>> BEGIN Information provided

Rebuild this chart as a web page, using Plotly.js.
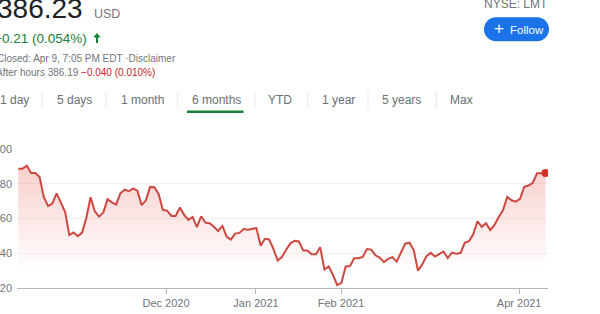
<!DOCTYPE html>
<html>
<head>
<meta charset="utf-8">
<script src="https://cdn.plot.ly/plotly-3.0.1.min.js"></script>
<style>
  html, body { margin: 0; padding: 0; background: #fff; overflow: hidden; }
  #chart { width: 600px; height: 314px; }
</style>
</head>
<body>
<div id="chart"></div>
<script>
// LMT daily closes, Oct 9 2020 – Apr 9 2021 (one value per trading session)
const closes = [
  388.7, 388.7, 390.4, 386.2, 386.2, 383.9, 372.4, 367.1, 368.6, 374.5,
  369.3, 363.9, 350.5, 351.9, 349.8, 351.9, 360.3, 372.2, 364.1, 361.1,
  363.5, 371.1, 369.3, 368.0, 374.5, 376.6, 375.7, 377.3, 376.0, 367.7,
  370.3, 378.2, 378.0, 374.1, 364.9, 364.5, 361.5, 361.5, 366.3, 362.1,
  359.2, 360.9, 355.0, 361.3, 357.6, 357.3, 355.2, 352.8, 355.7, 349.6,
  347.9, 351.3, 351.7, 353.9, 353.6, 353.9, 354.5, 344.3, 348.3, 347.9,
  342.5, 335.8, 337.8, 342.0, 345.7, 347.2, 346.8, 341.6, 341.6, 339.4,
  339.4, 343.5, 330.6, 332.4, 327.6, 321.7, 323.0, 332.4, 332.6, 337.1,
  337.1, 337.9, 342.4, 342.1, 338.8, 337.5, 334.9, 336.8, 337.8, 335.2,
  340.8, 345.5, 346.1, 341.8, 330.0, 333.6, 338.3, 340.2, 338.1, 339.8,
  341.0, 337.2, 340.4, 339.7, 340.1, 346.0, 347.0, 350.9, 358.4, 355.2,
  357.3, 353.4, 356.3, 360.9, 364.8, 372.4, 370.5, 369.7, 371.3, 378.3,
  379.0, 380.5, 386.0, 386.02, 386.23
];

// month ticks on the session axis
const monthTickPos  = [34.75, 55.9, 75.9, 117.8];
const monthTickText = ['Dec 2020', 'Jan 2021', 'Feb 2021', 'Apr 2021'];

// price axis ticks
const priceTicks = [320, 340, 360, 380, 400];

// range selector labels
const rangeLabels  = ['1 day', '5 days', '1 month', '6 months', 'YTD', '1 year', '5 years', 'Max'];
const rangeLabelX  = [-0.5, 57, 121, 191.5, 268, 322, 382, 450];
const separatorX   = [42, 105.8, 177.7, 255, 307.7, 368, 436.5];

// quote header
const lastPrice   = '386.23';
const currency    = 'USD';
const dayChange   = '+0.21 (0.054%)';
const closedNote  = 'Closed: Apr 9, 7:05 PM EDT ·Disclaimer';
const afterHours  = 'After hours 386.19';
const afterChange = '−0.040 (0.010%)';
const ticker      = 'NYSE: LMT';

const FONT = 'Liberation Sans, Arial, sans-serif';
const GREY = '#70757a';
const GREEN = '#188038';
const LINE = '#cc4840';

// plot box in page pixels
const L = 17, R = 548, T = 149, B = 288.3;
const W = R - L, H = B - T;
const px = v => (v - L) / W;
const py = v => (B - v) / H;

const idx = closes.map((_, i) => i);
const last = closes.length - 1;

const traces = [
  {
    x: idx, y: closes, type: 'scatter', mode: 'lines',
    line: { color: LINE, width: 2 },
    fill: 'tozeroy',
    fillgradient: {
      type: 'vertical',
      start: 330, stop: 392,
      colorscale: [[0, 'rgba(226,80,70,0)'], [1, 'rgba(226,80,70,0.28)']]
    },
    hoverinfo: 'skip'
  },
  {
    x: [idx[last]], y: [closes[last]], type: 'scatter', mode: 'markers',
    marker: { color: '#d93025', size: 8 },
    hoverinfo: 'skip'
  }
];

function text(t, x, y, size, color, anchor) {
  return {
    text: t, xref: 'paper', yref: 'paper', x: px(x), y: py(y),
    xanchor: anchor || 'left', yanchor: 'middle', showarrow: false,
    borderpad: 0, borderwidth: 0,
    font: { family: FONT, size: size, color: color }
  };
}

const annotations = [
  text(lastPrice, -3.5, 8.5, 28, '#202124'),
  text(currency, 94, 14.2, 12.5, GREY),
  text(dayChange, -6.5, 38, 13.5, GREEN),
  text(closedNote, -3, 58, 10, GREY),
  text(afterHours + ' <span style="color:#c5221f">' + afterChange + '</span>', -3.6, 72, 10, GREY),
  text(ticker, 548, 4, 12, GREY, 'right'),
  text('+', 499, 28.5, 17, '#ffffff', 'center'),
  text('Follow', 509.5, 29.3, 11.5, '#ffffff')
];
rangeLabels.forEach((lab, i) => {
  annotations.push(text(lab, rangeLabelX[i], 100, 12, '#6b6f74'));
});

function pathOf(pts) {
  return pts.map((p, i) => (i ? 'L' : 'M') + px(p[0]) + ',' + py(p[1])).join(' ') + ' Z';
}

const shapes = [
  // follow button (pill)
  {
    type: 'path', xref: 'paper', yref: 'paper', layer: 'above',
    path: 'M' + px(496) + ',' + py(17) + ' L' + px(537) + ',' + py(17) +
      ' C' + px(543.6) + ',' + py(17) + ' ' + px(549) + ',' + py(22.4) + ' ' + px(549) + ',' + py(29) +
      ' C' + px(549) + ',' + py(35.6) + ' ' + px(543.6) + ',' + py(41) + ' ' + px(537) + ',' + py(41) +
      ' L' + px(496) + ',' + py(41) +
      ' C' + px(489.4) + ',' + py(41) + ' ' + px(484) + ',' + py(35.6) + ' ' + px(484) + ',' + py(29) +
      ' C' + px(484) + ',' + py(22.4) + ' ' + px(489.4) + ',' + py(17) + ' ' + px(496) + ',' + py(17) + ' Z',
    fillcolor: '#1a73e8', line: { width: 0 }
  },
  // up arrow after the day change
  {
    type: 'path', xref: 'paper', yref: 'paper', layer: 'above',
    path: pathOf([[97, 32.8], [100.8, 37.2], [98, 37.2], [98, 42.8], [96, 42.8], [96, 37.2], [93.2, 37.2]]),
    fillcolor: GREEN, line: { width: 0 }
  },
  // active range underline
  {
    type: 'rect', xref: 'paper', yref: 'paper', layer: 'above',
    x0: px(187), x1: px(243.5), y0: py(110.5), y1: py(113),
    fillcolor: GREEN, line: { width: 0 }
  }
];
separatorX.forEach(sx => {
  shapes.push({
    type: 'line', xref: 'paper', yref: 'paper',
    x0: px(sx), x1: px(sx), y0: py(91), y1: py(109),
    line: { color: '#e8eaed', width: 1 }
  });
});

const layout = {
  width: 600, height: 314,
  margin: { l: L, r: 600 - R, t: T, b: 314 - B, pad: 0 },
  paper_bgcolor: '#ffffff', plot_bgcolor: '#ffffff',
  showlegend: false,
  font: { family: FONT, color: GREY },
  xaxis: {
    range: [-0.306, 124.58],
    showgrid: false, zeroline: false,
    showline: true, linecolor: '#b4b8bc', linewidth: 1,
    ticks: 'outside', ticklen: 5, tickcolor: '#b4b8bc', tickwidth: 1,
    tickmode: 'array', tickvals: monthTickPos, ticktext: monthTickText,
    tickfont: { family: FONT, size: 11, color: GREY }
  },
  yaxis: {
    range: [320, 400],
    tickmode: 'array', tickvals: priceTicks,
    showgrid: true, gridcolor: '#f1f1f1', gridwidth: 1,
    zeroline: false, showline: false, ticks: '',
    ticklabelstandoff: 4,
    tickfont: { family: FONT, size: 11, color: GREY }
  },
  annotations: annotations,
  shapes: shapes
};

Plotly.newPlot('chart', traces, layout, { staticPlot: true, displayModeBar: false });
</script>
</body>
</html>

>> END Information provided

Set down again, exactly, the lines of the material above from its first line to the one with "307.7, 368, 436.5];", inclusive. Leave the pictures out.

Rebuild this chart as a web page, using Plotly.js.
<!DOCTYPE html>
<html>
<head>
<meta charset="utf-8">
<script src="https://cdn.plot.ly/plotly-3.0.1.min.js"></script>
<style>
  html, body { margin: 0; padding: 0; background: #fff; overflow: hidden; }
  #chart { width: 600px; height: 314px; }
</style>
</head>
<body>
<div id="chart"></div>
<script>
// LMT daily closes, Oct 9 2020 – Apr 9 2021 (one value per trading session)
const closes = [
  388.7, 388.7, 390.4, 386.2, 386.2, 383.9, 372.4, 367.1, 368.6, 374.5,
  369.3, 363.9, 350.5, 351.9, 349.8, 351.9, 360.3, 372.2, 364.1, 361.1,
  363.5, 371.1, 369.3, 368.0, 374.5, 376.6, 375.7, 377.3, 376.0, 367.7,
  370.3, 378.2, 378.0, 374.1, 364.9, 364.5, 361.5, 361.5, 366.3, 362.1,
  359.2, 360.9, 355.0, 361.3, 357.6, 357.3, 355.2, 352.8, 355.7, 349.6,
  347.9, 351.3, 351.7, 353.9, 353.6, 353.9, 354.5, 344.3, 348.3, 347.9,
  342.5, 335.8, 337.8, 342.0, 345.7, 347.2, 346.8, 341.6, 341.6, 339.4,
  339.4, 343.5, 330.6, 332.4, 327.6, 321.7, 323.0, 332.4, 332.6, 337.1,
  337.1, 337.9, 342.4, 342.1, 338.8, 337.5, 334.9, 336.8, 337.8, 335.2,
  340.8, 345.5, 346.1, 341.8, 330.0, 333.6, 338.3, 340.2, 338.1, 339.8,
  341.0, 337.2, 340.4, 339.7, 340.1, 346.0, 347.0, 350.9, 358.4, 355.2,
  357.3, 353.4, 356.3, 360.9, 364.8, 372.4, 370.5, 369.7, 371.3, 378.3,
  379.0, 380.5, 386.0, 386.02, 386.23
];

// month ticks on the session axis
const monthTickPos  = [34.75, 55.9, 75.9, 117.8];
const monthTickText = ['Dec 2020', 'Jan 2021', 'Feb 2021', 'Apr 2021'];

// price axis ticks
const priceTicks = [320, 340, 360, 380, 400];

// range selector labels
const rangeLabels  = ['1 day', '5 days', '1 month', '6 months', 'YTD', '1 year', '5 years', 'Max'];
const rangeLabelX  = [-0.5, 57, 121, 191.5, 268, 322, 382, 450];
const separatorX   = [42, 105.8, 177.7, 255, 307.7, 368, 436.5];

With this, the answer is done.